El domingo pasado, pues Señor, fue la fiesta nacional belga, acompañada de la entronización (que no coronación) del nuevo rey de los belgas (que no de Bélgica). En el mapa de la entrada anterior ya queda más que claro que estaba literalmente rodeado de actos institucionales. Por si fuera poco, Bélgica, y Bruselas en particular, está en plena ola de calor, y el domingo pasamos holgadamente de los treinta grados, y de los húmedos, estilo Valencia, no de los secos, estilo Madrid. Sofocante es poco.
Yo pensaba, en mi candidez, que, como Bélgica es un país de independencia precaria y con fuertes tensiones territoriales, los belgas serían gentes apenas patriotas y que los actos pasarían sin gran afluencia de gente.
Craso error.
Tuve que haberme dado cuenta cuando reparé en que los pakistaníes de la tienda de abajo, que en todo el tiempo que llevo por aquí habían puesto a la venta banderas de cualquier sitio, España incluida, menos de Bélgica, retiraron de las vitrinas todas las banderas extranjeras y las sustituyeron por el negro, amarillo y rojo de la bandera local.
De verdad, de verdad, que no sé de dónde habían sacado las banderas. Unos días antes no había ni una.
El domingo siguió su curso normal. Por mucha fiesta que fuera, no por ello dejaba de ser domingo, así que por la mañana fui a misa. En España, y no digamos en algunos sitios de España, a nadie se le ocurriría meter una bandera española en misa. Pues aquí, ni complejos ni leches. Ahí va la foto.
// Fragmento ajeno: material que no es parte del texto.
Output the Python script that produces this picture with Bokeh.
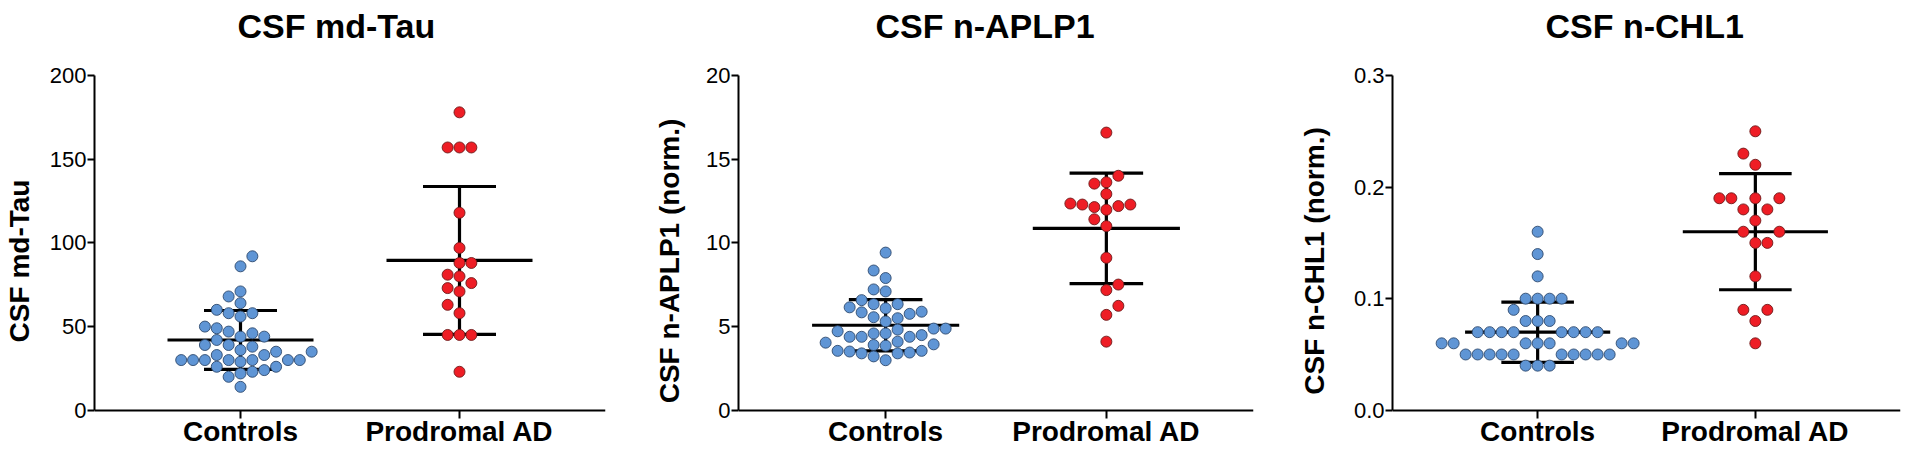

Otro día hablaremos de las pintas que lleva la peña en misa, y de la liturgia en general. Hoy toca hablar del impulso patriótico. Mucha gente iba con su banderita belga y, al final de la misa, el sacerdote dijo que nos pusiéramos todos en pie para escuchar el himno nacional belga. El himno nacional belga se llama "La Brabançonne", no lo había escuchado hasta entonces y, cuando lo vuelva a oír, no sé si lo reconoceré, porque en órgano sonaba bastante rarito. Yo pensaba que era como la Marcha Real, que no tiene letra, pero sí debe tenerla, porque el feligrés que tenía detrás y que estaba bastante enfervorizado se puso a cantar algo que parecería solemne si el susodicho feligrés no hubiera ido vestido en pantalón corto y camiseta de tirantes, además de con la banderita. Y si no desafinara tanto.
Salí de la iglesia, y aquello era tremendo. Había banderas por doquier.
De verdad que todas esas banderas, tan lejos como la vísperas, eran todas de colores diferentes, pero se ve que todo el mundo había concentrado su patriotismo en un solo día.
Y eso no era todo: aparecían las banderas belgas en sitios donde uno, la verdad, no hubiera esperado encontrar un patriotismo tan acendrado.
Maricón, sí, pero más belga que nadie. Deben ser los del orgullo belgay...
Las inmediaciones del Palacio Real estaban totalmente ocupadas, pero, con ciertas dificultades, conseguí escabullirme y llegar hasta el campo de baloncesto. Me quedé sin saber cómo sigue mi tiro de tres, porque el campo tenía canastas, pero no líneas; de todas formas, no estuvo mal para ser la primera pachanga en año y medio, y menos teniendo en cuenta que el único de los jugadores cuyos padres habían nacido en Europa era yo. No me quedó claro si los demás hablaban francés (a veces parecía francés) o algún idioma ignoto (a veces no parecía francés). A ver si la semana próxima pillo confianza y se lo pregunto.
Molido a empujones, como está mandado en estos casos, volví a casa, porque aún quedaba un evento por visitar. Para conmemorar la fiesta y la coronación de Felipe I, las autoridades no habían reparado en gastos y habían anunciado un castillo de fuegos artificiales con la inusitada duración de cuarenta y cinco minutos.
Un valenciano fallero de pro no podía perderse semejante acontecimiento; pero, de los detalles del mismo, tocará escribir en otro momento. Hoy ya se me caen los párpados, porque es tarde.